■ Information provided

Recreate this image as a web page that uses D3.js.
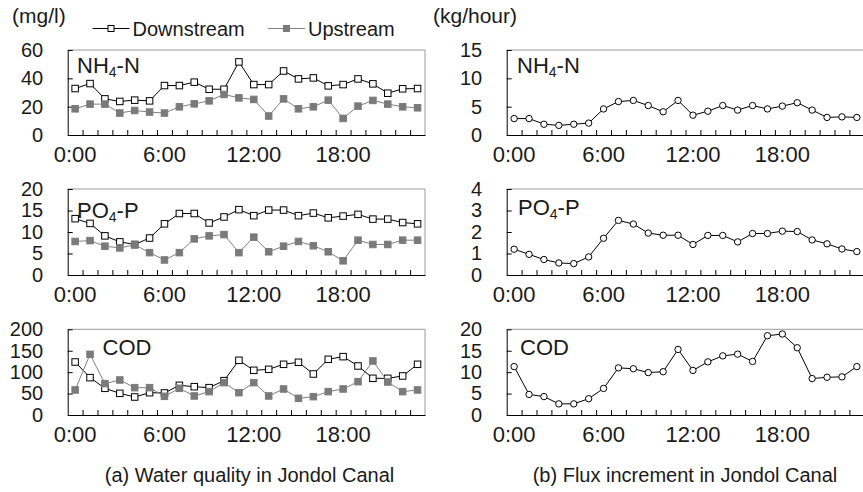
<!DOCTYPE html>
<html><head><meta charset="utf-8">
<script src="https://cdn.jsdelivr.net/npm/d3@7"></script>
<style>
html,body{margin:0;padding:0;background:#fff;}
text{font-family:"Liberation Sans",Arial,Helvetica,sans-serif;fill:#1a1a1a;}
</style></head>
<body><svg id="c" width="863" height="492"></svg>
<script>
const hours = d3.range(24).map(h => h + ":00");
const hourLabels = ["0:00","6:00","12:00","18:00"];

// (a) water quality, mg/l
const nh4Down = [32.8,36.3,25.5,23.7,24.6,24.1,34.9,34.9,37.3,32.3,32.3,51.6,35.6,35.6,45.2,39.6,40.3,34.7,35.6,39.6,36.1,29.5,32.6,32.8];
const nh4Up   = [18.5,21.8,21.8,15.5,17.3,16.2,15.5,19.9,22.0,24.1,28.6,26.2,25.1,13.4,25.5,18.5,19.9,24.6,11.7,20.4,24.4,21.8,19.9,19.2];
const po4Down = [13.1,12.0,9.1,7.7,7.1,8.6,11.9,14.3,14.3,12.1,13.5,15.2,13.8,15.1,15.1,13.8,14.4,13.3,13.7,14.1,13.0,13.0,12.2,11.9];
const po4Up   = [7.8,8.0,6.7,6.3,7.0,5.2,3.5,5.2,8.4,9.1,9.4,5.2,8.8,5.4,6.7,7.8,6.8,5.4,3.3,8.1,7.1,7.1,8.1,8.1];
const codDown = [123.7,87.2,62.3,50.6,42.0,52.1,51.4,69.3,66.1,63.8,80.2,127.6,104.3,106.6,118.3,123.0,95.7,130.0,136.2,114.4,85.6,85.6,91.1,118.3];
const codUp   = [58.4,141.6,73.2,81.7,63.8,63.8,43.6,62.3,44.4,54.5,75.5,52.1,75.5,44.4,60.7,38.9,42.8,54.5,60.7,77.8,126.1,77.0,54.5,58.4];

// (b) flux increment, kg/hour
const nh4Flux = [2.9,2.9,1.9,1.7,1.9,2.1,4.6,5.9,6.1,5.2,4.1,6.1,3.5,4.2,5.2,4.4,5.2,4.6,5.1,5.7,4.4,3.1,3.2,3.1];
const po4Flux = [1.2,0.96,0.72,0.56,0.53,0.84,1.71,2.54,2.37,1.95,1.85,1.85,1.42,1.84,1.84,1.54,1.93,1.93,2.04,2.02,1.63,1.45,1.21,1.09];
const codFlux = [11.3,4.8,4.3,2.6,2.6,3.8,6.2,11.0,10.8,9.9,10.1,15.3,10.4,12.4,13.8,14.2,12.5,18.5,18.9,15.7,8.5,8.8,8.9,11.3];

const nh4Ticks = [0,20,40,60], po4Ticks = [0,5,10,15,20], codTicks = [0,50,100,150,200];
const nh4FluxTicks = [0,5,10,15], po4FluxTicks = [0,1,2,3,4], codFluxTicks = [0,5,10,15,20];

const svg = d3.select("#c");
const cols = [{x0:67.7, x1:425}, {x0:506.7, x1:864.3}];
const rows = [{y0:50, y1:135}, {y0:189, y1:275}, {y0:329.3, y1:415}];

function panel(col,row,cfg){
  const c = cols[col], r = rows[row];
  const g = svg.append("g");
  const x = d3.scaleBand().domain(hours).range([c.x0,c.x1]).paddingInner(0).paddingOuter(0);
  const xb = d3.scaleLinear().domain([0,24]).range([c.x0,c.x1]);
  const y = d3.scaleLinear().domain([0, d3.max(cfg.ticks)]).range([r.y1, r.y0]);
  // frame top/right
  g.append("path").attr("d", `M${c.x0},${r.y0}H${c.x1}V${r.y1}`).attr("fill","none").attr("stroke","#9a9a9a").attr("stroke-width",1);
  // y axis
  const ya = g.append("g").attr("transform",`translate(${c.x0},0)`)
    .call(d3.axisLeft(y).tickValues(cfg.ticks).tickFormat(d3.format("d")).tickSizeInner(-5).tickSizeOuter(0));
  ya.select(".domain").attr("stroke","#000");
  ya.selectAll(".tick line").attr("stroke","#000");
  ya.selectAll("text").attr("x",-24.5).attr("text-anchor","end").attr("font-size",20).attr("fill","#1a1a1a").attr("font-family","Liberation Sans, Arial, sans-serif");
  // x boundary ticks
  const xa = g.append("g").attr("transform",`translate(0,${r.y1})`)
    .call(d3.axisBottom(xb).tickValues(d3.range(1,24)).tickSizeInner(-5).tickSizeOuter(0).tickFormat(""));
  xa.select(".domain").attr("stroke","#000");
  xa.selectAll(".tick line").attr("stroke","#000");
  // x labels
  const xl = g.append("g").attr("transform",`translate(0,${r.y1})`)
    .call(d3.axisBottom(x).tickValues(hourLabels).tickSize(0).tickPadding(11));
  xl.select(".domain").remove();
  xl.selectAll("text").attr("font-size",22).attr("fill","#1a1a1a").attr("font-family","Liberation Sans, Arial, sans-serif");
  // label
  const t = g.append("text").attr("x",cfg.lx).attr("y",cfg.ly).attr("font-size",22);
  t.append("tspan").text(cfg.name[0]);
  if(cfg.name[1]){
    t.append("tspan").text(cfg.name[1]).attr("font-size",14).attr("dy",4);
    t.append("tspan").text(cfg.name[2]).attr("dy",-4);
  }
  const line = d3.line().x((d,i)=>x(hours[i])+x.bandwidth()/2).y(d=>y(d));
  cfg.series.forEach(s=>{
    g.append("path").datum(s.data).attr("d",line).attr("fill","none").attr("stroke",s.color).attr("stroke-width",1);
    if(s.shape==="circle"){
      g.selectAll(null).data(s.data).enter().append("circle")
        .attr("cx",(d,i)=>x(hours[i])+x.bandwidth()/2).attr("cy",d=>y(d)).attr("r",3.2)
        .attr("fill","#fff").attr("stroke","#000").attr("stroke-width",1);
    } else {
      const sz = 6.5;
      g.selectAll(null).data(s.data).enter().append("rect")
        .attr("x",(d,i)=>x(hours[i])+x.bandwidth()/2-sz/2).attr("y",d=>y(d)-sz/2)
        .attr("width",sz).attr("height",sz)
        .attr("fill",s.fill).attr("stroke",s.stroke).attr("stroke-width",1);
    }
  });
}

const down = d => ({data:d, color:"#000", shape:"square", fill:"#fff", stroke:"#000"});
const up = d => ({data:d, color:"#808080", shape:"square", fill:"#7a7a7a", stroke:"#7a7a7a"});
const flux = d => ({data:d, color:"#000", shape:"circle"});

panel(0,0,{ticks:nh4Ticks, name:["NH","4","-N"], lx:77, ly:73, series:[down(nh4Down), up(nh4Up)]});
panel(0,1,{ticks:po4Ticks, name:["PO","4","-P"], lx:77, ly:218, series:[down(po4Down), up(po4Up)]});
panel(0,2,{ticks:codTicks, name:["COD"], lx:102.5, ly:355, series:[down(codDown), up(codUp)]});
panel(1,0,{ticks:nh4FluxTicks, name:["NH","4","-N"], lx:517, ly:73, series:[flux(nh4Flux)]});
panel(1,1,{ticks:po4FluxTicks, name:["PO","4","-P"], lx:518, ly:215, series:[flux(po4Flux)]});
panel(1,2,{ticks:codFluxTicks, name:["COD"], lx:520, ly:355, series:[flux(codFlux)]});

// units
svg.append("text").attr("x",12).attr("y",23).attr("font-size",21).text("(mg/l)");
svg.append("text").attr("x",433).attr("y",23).attr("font-size",21).text("(kg/hour)");

// legend
const legend = [{name:"Downstream", x:92.5, s:down([])}, {name:"Upstream", x:268, s:up([])}];
legend.forEach(l=>{
  svg.append("line").attr("x1",l.x).attr("x2",l.x+37).attr("y1",28.5).attr("y2",28.5).attr("stroke",l.s.color).attr("stroke-width",1);
  svg.append("rect").attr("x",l.x+18.5-3).attr("y",25.5).attr("width",6).attr("height",6).attr("fill",l.s.fill).attr("stroke",l.s.stroke);
  svg.append("text").attr("x",l.x+40).attr("y",36).attr("font-size",20).text(l.name);
});

// captions
svg.append("text").attr("x",249.5).attr("y",482).attr("text-anchor","middle").attr("font-size",20).text("(a) Water quality in Jondol Canal");
svg.append("text").attr("x",685).attr("y",482).attr("text-anchor","middle").attr("font-size",20).text("(b) Flux increment in Jondol Canal");
</script></body></html>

■ Exercise description
Give again, word for word, every line from the top of the data above to the line holding "const nh4FluxTicks = [0,5,10,15], po4FluxTicks", inclusive, with the pictures left out.

■ Task answer
Recreate this image as a web page that uses D3.js.
<!DOCTYPE html>
<html><head><meta charset="utf-8">
<script src="https://cdn.jsdelivr.net/npm/d3@7"></script>
<style>
html,body{margin:0;padding:0;background:#fff;}
text{font-family:"Liberation Sans",Arial,Helvetica,sans-serif;fill:#1a1a1a;}
</style></head>
<body><svg id="c" width="863" height="492"></svg>
<script>
const hours = d3.range(24).map(h => h + ":00");
const hourLabels = ["0:00","6:00","12:00","18:00"];

// (a) water quality, mg/l
const nh4Down = [32.8,36.3,25.5,23.7,24.6,24.1,34.9,34.9,37.3,32.3,32.3,51.6,35.6,35.6,45.2,39.6,40.3,34.7,35.6,39.6,36.1,29.5,32.6,32.8];
const nh4Up   = [18.5,21.8,21.8,15.5,17.3,16.2,15.5,19.9,22.0,24.1,28.6,26.2,25.1,13.4,25.5,18.5,19.9,24.6,11.7,20.4,24.4,21.8,19.9,19.2];
const po4Down = [13.1,12.0,9.1,7.7,7.1,8.6,11.9,14.3,14.3,12.1,13.5,15.2,13.8,15.1,15.1,13.8,14.4,13.3,13.7,14.1,13.0,13.0,12.2,11.9];
const po4Up   = [7.8,8.0,6.7,6.3,7.0,5.2,3.5,5.2,8.4,9.1,9.4,5.2,8.8,5.4,6.7,7.8,6.8,5.4,3.3,8.1,7.1,7.1,8.1,8.1];
const codDown = [123.7,87.2,62.3,50.6,42.0,52.1,51.4,69.3,66.1,63.8,80.2,127.6,104.3,106.6,118.3,123.0,95.7,130.0,136.2,114.4,85.6,85.6,91.1,118.3];
const codUp   = [58.4,141.6,73.2,81.7,63.8,63.8,43.6,62.3,44.4,54.5,75.5,52.1,75.5,44.4,60.7,38.9,42.8,54.5,60.7,77.8,126.1,77.0,54.5,58.4];

// (b) flux increment, kg/hour
const nh4Flux = [2.9,2.9,1.9,1.7,1.9,2.1,4.6,5.9,6.1,5.2,4.1,6.1,3.5,4.2,5.2,4.4,5.2,4.6,5.1,5.7,4.4,3.1,3.2,3.1];
const po4Flux = [1.2,0.96,0.72,0.56,0.53,0.84,1.71,2.54,2.37,1.95,1.85,1.85,1.42,1.84,1.84,1.54,1.93,1.93,2.04,2.02,1.63,1.45,1.21,1.09];
const codFlux = [11.3,4.8,4.3,2.6,2.6,3.8,6.2,11.0,10.8,9.9,10.1,15.3,10.4,12.4,13.8,14.2,12.5,18.5,18.9,15.7,8.5,8.8,8.9,11.3];

const nh4Ticks = [0,20,40,60], po4Ticks = [0,5,10,15,20], codTicks = [0,50,100,150,200];
const nh4FluxTicks = [0,5,10,15], po4FluxTicks = [0,1,2,3,4], codFluxTicks = [0,5,10,15,20];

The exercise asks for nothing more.